Hybrid Robust Boundary and Fuzzy Control for Disturbance Attenuation of Nonlinear Coupled ODE-Beam Systems with Application to a Flexible Spacecraft

This paper introduces a hybrid robust boundary and fuzzy control design for disturbance attenuation of a class of coupled systems described by nonlinear ordinary differential equations (ODEs) and two nonlinear beam equations. Initially, a Takagi-Sugeno (T-S) model is employed to exactly represent the nonlinear ODE subsystem. Then, a fuzzy controller is designed for the ODE subsystem based on the T-S fuzzy model, and a robust boundary controller via beam boundary measurements is proposed for the nonlinear beam subsystem.

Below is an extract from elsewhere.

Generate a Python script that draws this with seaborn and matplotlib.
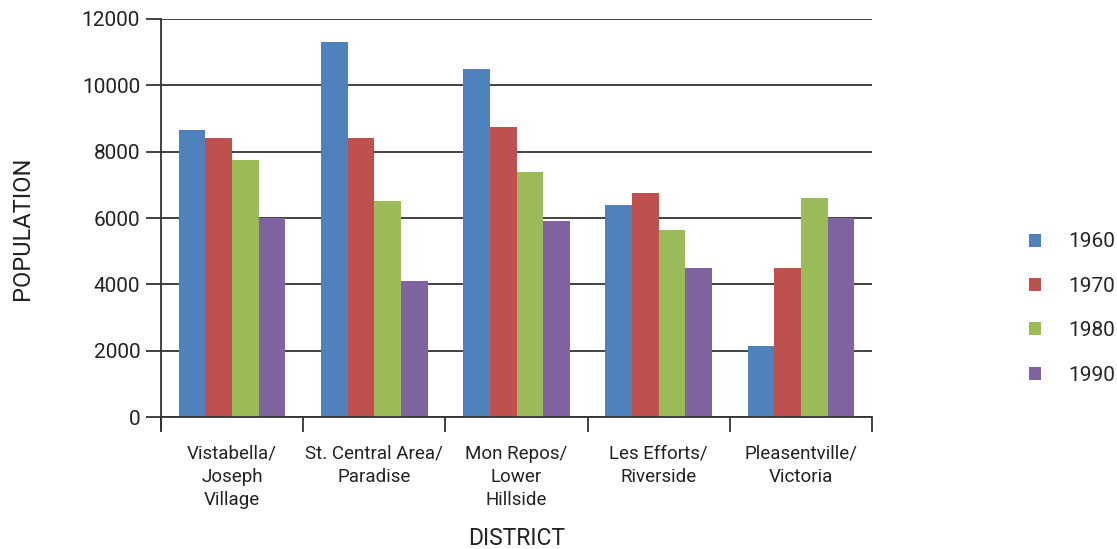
import matplotlib
matplotlib.use("Agg")
import matplotlib.pyplot as plt
from matplotlib.patches import Patch
import seaborn as sns
import pandas as pd
import numpy as np

districts = ["Vistabella/\nJoseph\nVillage", "St. Central Area/\nParadise",
             "Mon Repos/\nLower\nHillside", "Les Efforts/\nRiverside",
             "Pleasentville/\nVictoria"]
years = ["1960", "1970", "1980", "1990"]
pop_1960 = [8650, 11300, 10500, 6400, 2150]
pop_1970 = [8400, 8400, 8750, 6750, 4500]
pop_1980 = [7750, 6500, 7400, 5650, 6600]
pop_1990 = [6000, 4100, 5900, 4500, 6000]
y_ticks = [0, 2000, 4000, 6000, 8000, 10000, 12000]
colors = ["#4F81BD", "#C0504D", "#9BBB59", "#8064A2"]

series = [pop_1960, pop_1970, pop_1980, pop_1990]
df = pd.DataFrame({
    "district": [d for _ in years for d in districts],
    "year": [y for y in years for _ in districts],
    "population": [v for s in series for v in s],
})

sns.set_theme(style="white")
plt.rcParams["font.family"] = ["Roboto", "DejaVu Sans"]

fig = plt.figure(figsize=(11.17, 5.49), dpi=100)
ax = fig.add_axes([0.1441, 0.2404, 0.6366, 0.725])

sns.barplot(data=df, x="district", y="population", hue="year",
            order=districts, hue_order=years, palette=colors,
            width=0.75, gap=0, saturation=1, legend=False, ax=ax,
            linewidth=0, errorbar=None)

text_color = "#222222"
grid_color = "#333333"
ax.set_ylim(0, 12000)
ax.set_xlim(-0.5, 4.5)
ax.set_yticks(y_ticks)
ax.set_yticklabels([str(v) for v in y_ticks], fontsize=15, color=text_color)
ax.yaxis.grid(True, color=grid_color, linewidth=1.3)
ax.set_axisbelow(True)

for side in ["top", "right"]:
    ax.spines[side].set_visible(False)
for side in ["left", "bottom"]:
    ax.spines[side].set_visible(True)
    ax.spines[side].set_color(grid_color)
    ax.spines[side].set_linewidth(1.3)
ax.spines["left"].set_bounds(-400, 12000)

ax.tick_params(axis="y", which="major", left=True, length=11, width=1.3,
               color=grid_color, pad=4)
ax.set_xticks(range(len(districts)))
ax.set_xticklabels(districts, fontsize=13.5, color=text_color, linespacing=1.35)
ax.set_xticks(np.arange(-0.5, len(districts), 1.0), minor=True)
ax.tick_params(axis="x", which="major", bottom=False, length=0, pad=20)
ax.tick_params(axis="x", which="minor", bottom=True, length=11, width=1.3,
               color=grid_color)

ax.set_xlabel("DISTRICT", fontsize=16.5, color=text_color, labelpad=13)
ax.set_ylabel("POPULATION", fontsize=17, color=text_color)
ax.yaxis.set_label_coords(-0.178, 0.475)

handles = [Patch(facecolor=c, edgecolor="none", label=y)
           for c, y in zip(colors, years)]
fig.legend(handles=handles, loc="center left", bbox_to_anchor=(0.921, 0.438),
           frameon=False, fontsize=15, handlelength=0.58, handleheight=0.58,
           handletextpad=1.3, labelspacing=1.22, borderaxespad=0, borderpad=0)

fig.savefig("out.png", dpi=100)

Such a hybrid robust boundary and fuzzy controller is developed in terms of a set of space-dependent bilinear matrix inequalities (BMIs) by Lyapunov's direct method, which can exponentially stabilize the coupled system in the absence of disturbances and achieve an prescribed H∞ Performance of disturbance attenuation in the presence of disturbances. Furthermore, in order to make the level of disturbance attenuation as small as possible, a suboptimal H∞ } control problem is formulated as a BMI optimization problem. A two-step procedure is subsequently presented to solve this BMI optimization problem by the existing linear matrix inequality optimization techniques. Finally, the proposed control method is applied to the control of a flexible spacecraft to illustrate its effectiveness.